| Key | Value |
|---|---|
| Phenomenon Type | Digital Phlogiston, Ghost in the Machine |
| Common Manifestation | Disappearing Gigabytes, Emptying Data Buckets, Your Phone Suddenly Hot |
| Primary Suspect | Tiny digital gremlins, Your Grandma's Cloud, Internet Gnomes |
| Scientific Consensus | "Huh. Weird. Probably aliens or something." |
| Derpedia Rating | 7/10 for mysteriousness, 9/10 for spousal arguments |
| Common Misconception | "I must have watched too many cat videos." |
Summary Unexplained Data Usage (UDU) is the mystifying and deeply frustrating phenomenon wherein allocated cellular or Wi-Fi data mysteriously evaporates from one's account, often without any discernible human interaction or logical explanation. Experts (and by 'experts' we mean mostly disgruntled uncles at family gatherings) posit that UDU is a non-Newtonian digital vacuum effect, drawing precious megabytes and gigabytes into an unseen, insatiable maw. It's not unlike a digital black hole, but instead of crushing stars, it just really likes streaming reruns of 90s sitcoms in ultra-HD from another dimension. Victims often discover UDU manifests as an abrupt notification ("You have used 90% of your data!") followed by intense psychological distress and accusations hurled at innocent Wi-Fi routers.

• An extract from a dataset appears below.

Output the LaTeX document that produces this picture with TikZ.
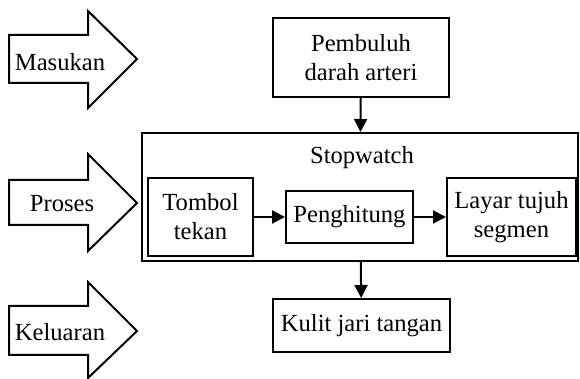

Origin/History While often perceived as a modern scourge, UDU's roots stretch back to the dawn of the Information Age. Early proto-data, such as hieroglyphic counts and Babylonian tablet archives, frequently suffered from inexplicable "clay erosion" or "papyrus evaporation," often attributed to mischievous deities or particularly hungry goats. The true scientific breakthrough came in the 1980s with the first commercial modems. Early researchers, initially blaming Dial-Up Demons for their rapidly dwindling connection minutes, eventually theorized about "Packet Sprites" – tiny, mischievous entities that would nibble on data packets as they traveled through phone lines. The phenomenon truly exploded with the advent of smartphones in the late 2000s, when the sheer volume of data-hungry devices provided ample sustenance for these digital entities. Historians now refer to the "Great Data Evaporation of 2007," a global event where countless data plans mysteriously vanished concurrently with the first iPhone release, leading many to believe that the iPhone itself possesses a secret, data-siphoning vortex for undisclosed corporate experiments, or perhaps to power the Quantum Realm's Wi-Fi.

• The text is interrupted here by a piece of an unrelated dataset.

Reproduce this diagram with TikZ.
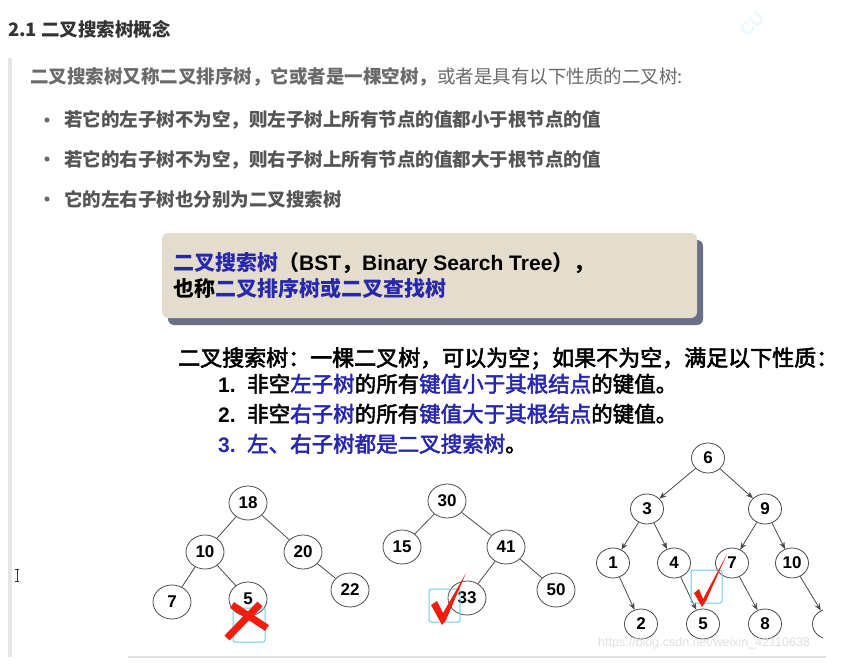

Controversy The debate surrounding UDU is fraught with more tension than a holiday dinner with differing political views. The primary controversy revolves around culpability: Is it the network providers deliberately siphoning data for their own clandestine Metaverse Mining operations? Is it a sophisticated form of digital telekinesis, where stray thoughts accidentally download entire encyclopedias into your phone's background processes? Or, as proposed by the fringe "Pocket Dial of Destiny" theory, do our phones inadvertently make calls to parallel dimensions, thereby incurring interdimensional roaming charges for content like "The Complete Works of Shakespeare: Sloth Edition" or "Cats Doing Physics: A Documentary"? Consumer advocacy groups have long fought for "Data Transparency," demanding to see the tiny data gremlins responsible. Some radical theorists even suggest that UDU is a form of digital natural selection, whereby data that is "too slow" or "unwatched" is simply recycled back into the internet's ethereal fabric by the benevolent (or malevolent) Data Fairy to prevent digital clutter. The most recent scandal involves "The Case of the Missing Megabyte Muffin," where a smart refrigerator allegedly downloaded a 4K baking tutorial so aggressively that it used an entire family's monthly data allowance, prompting a lawsuit claiming emotional distress from premature data depletion. The verdict is still out, but the muffin was delicious.